O dia em que vi lágrimas no Presidente Samora

Do Fundo do Meu Baú…

Após o IV Congresso do Partido Frelimo, em 1983, a Sociedade do Notícias
recebeu uma comunicação para formar uma comissão – da qual eu fiz parte – que iria ouvir do antigo Chefe de Estado o sentir, relativamente ao jornal. Decidimos então levar uma prenda para oferecer a Samora Machel.

Os tempos eram outros. As emoções também. Para mim, seria a primeira oportunidade para estar, cara-a-cara com o grande líder, cuja figura só tinha oportunidade de ver nos Órgãos de Comunicação Social ou nos comícios.

O encontro permanecerá gravado na minha mente, enquanto viver. Isto porque, o privilégio maior foi ver o estadista, para muitos catalogado como um homem duro, de temperamento difícil, a não conseguir conter lágrimas rebeldes e de emoção que o invadiram. E nós também partilhamos e o acompanhamos, cada um à sua maneira!
O que aconteceu afinal?

Quando lhe foram entregues duas lindíssimas fotografias do final do IV Congresso da Frelimo, em que o Presidente se fazia rodear de muitas crianças – as flores que nunca murcham – ele, que tanto as adorava, teve dificuldade em se conter.
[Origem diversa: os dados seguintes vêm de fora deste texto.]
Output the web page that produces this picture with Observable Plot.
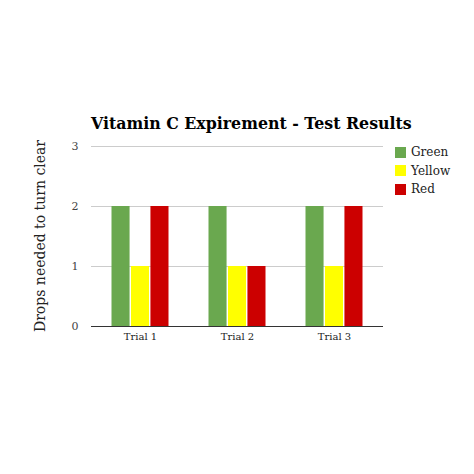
<!DOCTYPE html>
<html>
<head>
<meta charset="utf-8">
<script src="https://cdn.jsdelivr.net/npm/d3@7"></script>
<script src="https://cdn.jsdelivr.net/npm/@observablehq/plot@0.6"></script>
<style>
  body { margin: 0; background: #fff; }
  #chart { position: relative; width: 474px; height: 474px; font-family: "DejaVu Serif", serif; }
  #chart svg { position: absolute; left: 0; top: 0; }
  .title { position: absolute; left: 91px; top: 114px; font-size: 15.8px; font-weight: bold; line-height: 20px; white-space: nowrap; color: #000; }
  .ylabel { position: absolute; left: 40px; top: 236px; font-size: 14px; white-space: nowrap; color: #222;
            transform: translate(-50%, -50%) rotate(-90deg); }
  .legend { position: absolute; left: 395px; top: 143px; font-size: 12px; color: #222; }
  .legend div { display: flex; align-items: center; height: 18.5px; }
  .legend span.sw { width: 11px; height: 11px; margin-right: 5px; display: inline-block; }
</style>
</head>
<body>
<div id="chart"></div>
<script>
const trials = ["Trial 1", "Trial 2", "Trial 3"];
const series = ["Green", "Yellow", "Red"];
const colors = ["#6aa84f", "#ffff00", "#cc0000"];
const green = [2, 2, 2];
const yellow = [1, 1, 1];
const red = [2, 1, 2];
const yTicks = [0, 1, 2, 3];

const values = [green, yellow, red];
const rows = trials.flatMap((t, i) =>
  series.map((s, j) => ({trial: t, series: s, value: values[j][i]}))
);

const W = 474, mL = 91, mR = 91;
const step = (W - mL - mR) / 3;
const bw = step * 0.6, sub = bw / 3;

const container = document.getElementById("chart");

const plot = Plot.plot({
  width: W,
  height: 474,
  marginTop: 146,
  marginBottom: 148,
  marginLeft: mL,
  marginRight: mR,
  style: {fontFamily: "DejaVu Serif", background: "transparent"},
  x: {domain: trials, paddingInner: 0.4, paddingOuter: 0.2, label: null},
  y: {domain: [0, 3], label: null},
  marks: [
    Plot.ruleY([1, 2, 3], {stroke: "#cccccc", strokeWidth: 1}),
    ...series.map((s, j) =>
      Plot.barY(rows.filter((d) => d.series === s), {
        x: "trial",
        y: "value",
        fill: colors[j],
        insetLeft: j * sub + 0.5,
        insetRight: (2 - j) * sub + 0.5
      })
    ),
    Plot.ruleY([0], {stroke: "#333", strokeWidth: 1}),
    Plot.axisY({ticks: yTicks, tickFormat: "d", tickSize: 0, tickPadding: 13, fontSize: 11, fill: "#444", label: null}),
    Plot.axisX({tickSize: 0, tickPadding: 6, fontSize: 10, fill: "#222", label: null})
  ]
});
container.append(plot);

const title = document.createElement("div");
title.className = "title";
title.textContent = "Vitamin C Expirement - Test Results";
container.append(title);

const ylab = document.createElement("div");
ylab.className = "ylabel";
ylab.textContent = "Drops needed to turn clear";
container.append(ylab);

const legend = document.createElement("div");
legend.className = "legend";
series.forEach((s, j) => {
  const row = document.createElement("div");
  row.innerHTML = `<span class="sw" style="background:${colors[j]}"></span>${s}`;
  legend.append(row);
});
container.append(legend);
</script>
</body>
</html>
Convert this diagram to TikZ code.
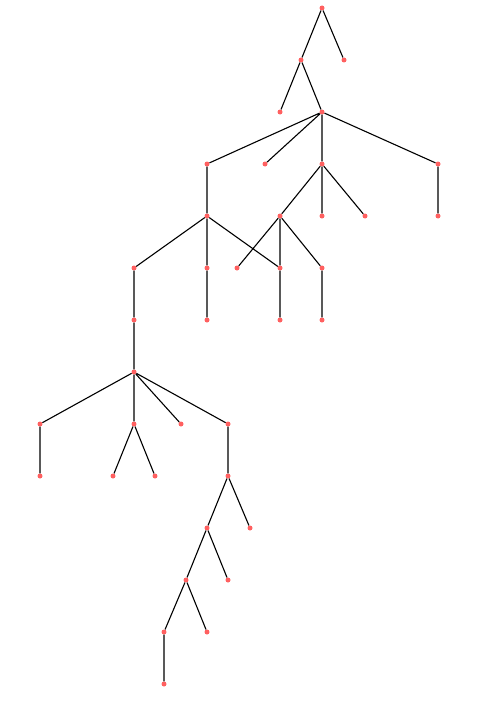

Tratava-se de fotos em formato gigante, emolduradas, da autoria do grande e saudoso repórter fotográfico, Carlos Alberto Vieira.

 

EMOÇÃO E SUSPENSE

O Presidente retirou o papel de prenda que rodeava o presente e ficou a contemplar. Em minutos que, para nós, pareciam horas, num silêncio que valia mais do que mil palavras… Foi então que umas lágrimas rebeldes invadiram os seus olhos. A voz sonante, directa e por vezes dura das reuniões, deu lugar a uma reacção carinhosa.
Quando começou a dirigir-nos o seu agradecimento, já não era o Chefe de Estado, mas o pai extremoso:

– Sabem, ao longo da minha vida, tenho recebido muitas prendas bonitas. Umas de carácter pessoal e outras de Estado. Porém, estas fotografias, após um Congresso que marcará a vida do nosso povo, são a mais bonita e simbólica recordação que até hoje recebi. Muito obrigado ao autor – o meu amigo Carlos Alberto – e aos trabalhadores do Notícias, que todos os dias levam o pulsar da Nação ao país!

O que se seguiu, foram momentos de uma conversa, já não com o Presidente, mas com o extremoso pai. Ele falava dos projectos da Nação, apontados para um futuro risonho, como o avanço da educação, dando oportunidade às flores que nunca murcham. Lindo, lindo, lindo…
O que veio a seguir?

O pai sentimentalista, deu lugar ao Presidente. Apesar de carinhoso, não perdeu a oportunidade para fazer um reparo ao trabalho da SN, surpreendendo-nos com uma questão:
– Vejam lá: o Notícias sai à rua todos os dias, menos ao domingo. Mas ao sábado, há acontecimentos bonitos e importantes. Quando procuro o jornal no domingo, dizem-me que não saíu à rua porque sábado é  dia de descanso dos seus fazedores. Quero-vos perguntar: é justo vocês deixarem o país sem informação, por causa do vosso descanso? Quem deve ser, neste caso, o sacrificado? Porque não, criarem um jornal, com a designação Domingo? Pensem nisso!

A brilhante ideia, não soou como uma ordem, pela sua justeza. Saímos dali, não com o sentimento de termos que cumprir uma ordem, mas de resgatarmos um dever para com os leitores.

O que se seguiu? Mobilização e organização dos meios, que originaram o “parto” de sucesso de um jornal que passou a ser de referência, cuja designação e baptismo foram “sugeridos” pelo saudoso Presidente Samora Machel.

O leitor, por acaso, sabia de onde surgiu o nome do semanário domingo? Pois então ficou a saber. Acredito até que muitos dos jornalistas e trabalhadores daquele prestigiado semanário, também desconheciam este capítulo da história do órgão em que estão inseridos.